Услышанный звук Урбс оценил сразу: он свидетельствовал о беспомощности. Правильнее всего было бы оценить его, как сдавленный стон, вырвавшийся вопреки старанию удержать, подавить его. Урбс и сам поступил бы так же, окажись он в критическом положении в густом мраке обступающего Приют леса. Всякий звук привлекает внимание зверей – в том числе хищников – куда быстрее, чем доходит до сознания человека, а выстоять в схватке с хищником безоружному человеку вряд ли удастся, если он даже здоров. Услышанный же Урбсом стон никак не свидетельствовал о том, что человек этот был в полном порядке. Но и не нес в себе никакой информации о том, кем этот неожиданно появившийся тут человек мог быть.

Первой мыслью, шевельнувшейся в мозгу Урбса, была, пожалуй, самая нелепая: он подумал, что то был Берфитт. Вертолет мог потерпеть аварию вследствие неисправности, а то и подвергнуться атаке с земли или с воздуха: до полного спокойствия в Раинде было еще очень не близко. В таком случае Берфитт мог пострадать при вынужденной посадке или даже – если вертолет подвергся обстрелу с земли – получить ранение. Это могло произойти где-то поблизости, вскоре после вылета из Приюта, иначе Берфитту было бы сюда не добраться. Если так, то надо было спешить на помощь. О том, что это мог оказаться Берфитт, говорило и то, что человек явно пытался добраться именно до Приюта, иначе ни один нормальный, знающий эти места человек не направился бы вглубь леса, но напротив, постарался бы как можно скорее покинуть пределы звериного царства.

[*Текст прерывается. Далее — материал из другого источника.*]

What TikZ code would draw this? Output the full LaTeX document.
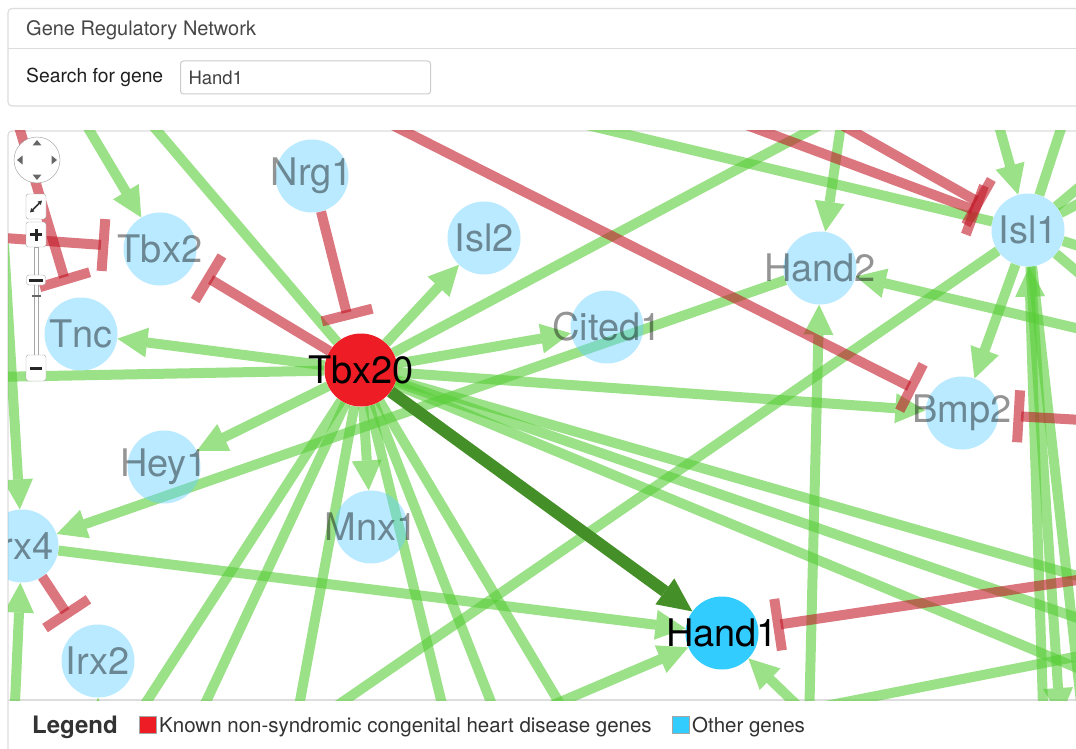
\documentclass[tikz,border=0pt]{standalone}
\usepackage{fontspec}
\setmainfont{TeX Gyre Heros}
\usetikzlibrary{arrows.meta}
\definecolor{gGreen}{RGB}{88,205,55}
\definecolor{gRed}{RGB}{195,25,40}
\definecolor{gDark}{HTML}{458F28}
\definecolor{gPale}{RGB}{100,210,255}
\definecolor{gOther}{HTML}{33CCFF}
\definecolor{gKnown}{HTML}{EE1C25}
\definecolor{gRule}{HTML}{DDDDDD}
\definecolor{gText}{HTML}{333333}
\pgfdeclarelayer{back}
\pgfdeclarelayer{edges}
\pgfsetlayers{back,edges,main}
\newcommand{\glab}[1]{\makebox[0pt]{#1}}

\begin{document}
\begin{tikzpicture}[
  x=1pt, y=-1pt,
  every node/.style={text=gText},
  gene/.style={circle, minimum size=73pt, inner sep=0pt, fill=gPale,
               fill opacity=0.45, text=black, text opacity=0.42,
               font=\fontsize{38}{40}\selectfont},
  hub/.style={gene, fill opacity=1, text opacity=1},
  act/.style={gGreen, opacity=0.6, line width=10pt,
              -{Triangle[length=30pt, width=30pt, line width=0pt]}},
  lnk/.style={gGreen, opacity=0.6, line width=10pt},
  inh/.style={gRed, opacity=0.6, line width=10pt,
              -{Bar[width=52pt]}, shorten >=15pt},
  key/.style={gDark, line width=12pt,
              -{Triangle[length=34pt, width=32pt, line width=0pt]}},
  panel/.style={draw=gRule, line width=1.2pt, fill=white, rounded corners=4pt},
  btn/.style={draw=black!35, fill=white, rounded corners=2.5pt,
              minimum width=20pt, minimum height=25pt, inner sep=0pt},
  swatch/.style={draw=black!35, line width=1pt, minimum size=17pt, inner sep=0pt},
]
  \useasboundingbox (0,0) rectangle (1076,749);

  % panels
  \begin{pgfonlayer}{back}
    \begin{scope}
      \clip (0,0) rectangle (1076,749);
      \fill[white] (0,0) rectangle (1076,749);
      \draw[panel] (8,8.5) rectangle (1100,106);
      \draw[gRule, line width=1.2pt] (8,48.5) -- (1076,48.5);
      \draw[panel] (8,131) rectangle (1100,800);
      \draw[gRule, line width=1.2pt] (8,700) -- (1076,700);
    \end{scope}
  \end{pgfonlayer}

  % header
  \node[anchor=base west, inner sep=0pt, font=\fontsize{20}{24}\selectfont,
        text=black!72] (title) at (26,36) {Gene Regulatory Network};
  \node[anchor=base west, inner sep=0pt, font=\fontsize{19.3}{24}\selectfont,
        text=black!88] (searchLbl) at (26,83) {Search for gene};
  \node[anchor=west, draw=black!20, line width=1pt, rounded corners=3pt,
        minimum height=33pt, text width=234pt, inner xsep=8pt, inner ysep=0pt,
        align=left, font=\fontsize{18.5}{22}\selectfont, text=black!75]
        (searchBox) at (180,77.5) {Hand1};

  % network nodes
  \begin{scope}
    \clip (8,131) rectangle (1076,700);
    \node[gene] (Nrg1)   at (312,176)  {\glab{Nrg1}};
    \node[gene] (Tbx2)   at (160,249)  {\glab{Tbx2}};
    \node[gene] (Isl2)   at (484,238)  {\glab{Isl2}};
    \node[gene] (Tnc)    at (81,334)   {\glab{Tnc}};
    \node[gene] (Cited1) at (607,327)  {\glab{Cited1}};
    \node[gene] (Hand2)  at (820,268)  {\glab{Hand2}};
    \node[gene] (Isl1)   at (1028,230) {\glab{Isl1}};
    \node[gene] (Bmp2)   at (962,413)  {\glab{Bmp2}};
    \node[gene] (Hey1)   at (164,467)  {\glab{Hey1}};
    \node[gene] (Irx4)   at (22,546)   {\glab{Irx4}};
    \node[gene] (Mnx1)   at (371,527)  {\glab{Mnx1}};
    \node[gene] (Irx2)   at (98,661)   {\glab{Irx2}};
    \node[hub, fill=gKnown] (Tbx20) at (361,370) {\glab{Tbx20}};
    \node[hub, fill=gOther] (Hand1) at (722,633) {\glab{Hand1}};
  \end{scope}

  % edges, under the nodes
  \begin{pgfonlayer}{edges}
  \begin{scope}
    \clip (8,131) rectangle (1076,700);
    % free ends outside the panel
    \coordinate (wTbx20)  at (-60,378);
    \coordinate (nTbx20)  at (96,59);
    \coordinate (neTbx20) at (899,83);
    \coordinate (nTbx2)   at (69,96);
    \coordinate (wTbx2)   at (-24,236);
    \coordinate (nTnc)    at (8,90);
    \coordinate (nIrx4)   at (4,244);
    \coordinate (sIrx4)   at (12,770);
    \coordinate (sIrx2)   at (98,770);
    \coordinate (nBmp2)   at (321,89);
    \coordinate (eBmp2)   at (1099,421);
    \coordinate (nIsl1a)  at (709,111);
    \coordinate (nIsl1b)  at (817,111);
    \coordinate (nIsl1c)  at (528,111);
    \coordinate (nIsl1d)  at (992,101);
    \coordinate (nIsl1e)  at (1070,101);
    \coordinate (sIsl1a)  at (1060,718);
    \coordinate (sIsl1b)  at (1045,770);
    \coordinate (sIsl1c)  at (1092,800);
    \coordinate (swIsl1)  at (277,747);
    \coordinate (nHand2)  at (844,104);
    \coordinate (sHand2)  at (808,765);
    \coordinate (eHand2)  at (1127,340);
    \coordinate (eHand1)  at (1111,575);
    \coordinate (swHand1) at (485,734);
    \coordinate (seHand1) at (827,734);
    \coordinate (sCross)  at (800,711);
    \coordinate (eCross)  at (1130,646);

    % Tbx20 fan
    \foreach \g in {Tnc,Isl2,Cited1,Hey1,Mnx1,Bmp2}
      \draw[act] (Tbx20) -- (\g);
    \foreach \n/\x in {1/105,2/176,3/288,4/457,5/516,6/597} {
      \coordinate (sTbx20\n) at (\x,766);
      \draw[lnk] (Tbx20) -- (sTbx20\n);
    }
    \foreach \n/\y in {1/596,2/642,3/697} {
      \coordinate (eTbx20\n) at (1147,\y);
      \draw[lnk] (Tbx20) -- (eTbx20\n);
    }
    \draw[lnk] (Tbx20) -- (wTbx20);
    \draw[lnk] (Tbx20) -- (nTbx20);
    \draw[lnk] (Tbx20) -- (neTbx20);

    % left side
    \draw[act] (nTbx2) -- (Tbx2);
    \draw[act] (nIrx4) -- (Irx4);
    \draw[act] (sIrx4) -- (Irx4);
    \draw[act] (sIrx2) -- (Irx2);
    \draw[act] (Hand2) -- (Irx4);
    \draw[act] (Irx4) -- (Hand1);

    % Isl1
    \draw[act] (nIsl1d) -- (Isl1);
    \draw[lnk] (Isl1) -- (nIsl1e);
    \draw[lnk] (Isl1) -- (nIsl1c);
    \foreach \n/\y in {1/153,2/182,3/259,4/308} {
      \coordinate (eIsl1\n) at (1120,\y);
      \draw[lnk] (Isl1) -- (eIsl1\n);
    }
    \draw[act] (Isl1) -- (Bmp2);
    \draw[lnk] (Isl1) -- (swIsl1);
    \draw[act] (Isl1) -- (sIsl1a);
    \draw[act] (sIsl1b) -- (Isl1);
    \draw[lnk] (Isl1) -- (sIsl1c);

    % Hand2, Hand1
    \draw[act] (nHand2) -- (Hand2);
    \draw[act] (sHand2) -- (Hand2);
    \draw[act] (eHand2) -- (Hand2);
    \draw[act] (swHand1) -- (Hand1);
    \draw[act] (seHand1) -- (Hand1);
    \draw[lnk] (sCross) -- (eCross);

    % inhibitions
    \draw[inh] (Nrg1) -- (Tbx20);
    \draw[inh] (Tbx20) -- (Tbx2);
    \draw[inh] (wTbx2) -- (Tbx2);
    \draw[inh] (nTnc) -- (Tnc);
    \draw[inh] (Irx4) -- (Irx2);
    \draw[inh] (nBmp2) -- (Bmp2);
    \draw[inh] (eBmp2) -- (Bmp2);
    \draw[inh] (nIsl1a) -- (Isl1);
    \draw[inh] (nIsl1b) -- (Isl1);
    \draw[inh] (eHand1) -- (Hand1);

    % searched edge
    \draw[key] (Tbx20) -- (Hand1);
  \end{scope}
  \end{pgfonlayer}

  % navigation controls
  \node[circle, draw=black!40, fill=white, minimum size=46pt, inner sep=0pt] (pad) at (37,160) {};
  \foreach \a in {0,90,180,270}
    \fill[black!60, shift={(pad.center)}, rotate=\a] (0,-20) -- (4.5,-14.5) -- (-4.5,-14.5) -- cycle;
  \node[btn] (fit) at (36,206.5) {};
  \draw[black!80, line width=1.5pt, shift={(fit.center)},
        {Triangle[length=4pt,width=4.5pt]}-{Triangle[length=4pt,width=4.5pt]}] (-6,6) -- (6,-6);
  \node[btn] (zoomIn) at (36,234.5) {};
  \draw[black!85, line width=3pt, shift={(zoomIn.center)}] (-6,0) -- (6,0) (0,-6) -- (0,6);
  \draw[black!35, fill=white] (34,247) rectangle (38.5,355);
  \node[btn, minimum height=10pt, minimum width=19pt] (knob) at (36,280) {};
  \draw[black!85, line width=3pt, shift={(knob.center)}] (-7,0) -- (7,0);
  \draw[black!60, line width=1.5pt] (32,296) -- (40.5,296);
  \node[btn, minimum height=26pt] (zoomOut) at (36,368) {};
  \draw[black!85, line width=3pt, shift={(zoomOut.center)}] (-6,0) -- (6,0);

  % legend
  \node[anchor=base west, inner sep=0pt, font=\bfseries\fontsize{24}{28}\selectfont]
        (legend) at (32,733) {Legend};
  \node[swatch, fill=gKnown] (knownSw) at (148,724.5) {};
  \node[anchor=base west, inner sep=0pt, font=\fontsize{20.5}{24}\selectfont]
        (knownTxt) at (159,732) {Known non-syndromic congenital heart disease genes};
  \node[swatch, fill=gOther] (otherSw) at (680.5,724.5) {};
  \node[anchor=base west, inner sep=0pt, font=\fontsize{20.5}{24}\selectfont]
        (otherTxt) at (692,732) {Other genes};
\end{tikzpicture}
\end{document}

Решение созрело мгновенно. Держа автомат наизготовку, Урбс сдвинул со лба на глаза окуляры ноктовизора. До сих пор Урбс обходился без этого полезного прибора, но всегда имел его при себе, совершая обход. Он повернул влево и, ступая все так же бесшумно, направился туда, откуда только что донесся стон. На всякий случай он двигался, пригибаясь, чтобы представлять собою как можно меньшую цель – на случай, если это была какая-то ловушка. Одновременно он внимательно вслушивался: раздайся звук вторично – это намного облегчило бы поиск.

Человек, однако, молчал, и идти приходилось почти наугад. Хотя Урбс был уверен, что в общем сохраняет верное направление.

Сделав уже около тридцати шагов, он снова уловил, наконец, звук. Не стон, но громкое, редкое дыхание; казалось, человек втягивает и выталкивает из себя воздух уже из последних сил.

Ориентируясь на звук, Урбс немного изменил направление и, продвинувшись еще футов на тридцать, нашел, наконец, того, кто заставил его немало встревожиться. Урбс снова убрал ночные очки на лоб. Вгляделся.

К счастью, то не был Берфитт; лежавший был – Урбс понял сразу – куда меньше ростом, и кожа его была намного темнее. Это было понятно даже сейчас, почти в полной темноте: лицо лежавшего почти не выделялось на фоне земли, в то время как даже свои достаточно загорелые руки Урбс ясно различал. Немного поколебавшись, Урбс включил фонарь – всего лишь на мгновение. И тут же выключил, успев заметить главное.

Нет, не Берфитт, но и не какой-нибудь случайный туземец. В лежавшем, чья защитного цвета рубашка была перемазана кровью, в особенности на груди, распорядитель Приюта, обладавший хорошей памятью, сразу же опознал своего давнего знакомого – помощника главаря той шайки, которая вот уже достаточно давно и без осечек поставляла ему основное население Приюта, а именно ветеранов, или тех, кого тут было принято так называть.

– Хозяин… – пробормотал раненый хриплым шепотом. – Помоги, во имя Аллаха…

– Что с тобой? Где остальные?

– Наверное, не осталось никого… Может быть, кому-то… удалось убежать… не знаю.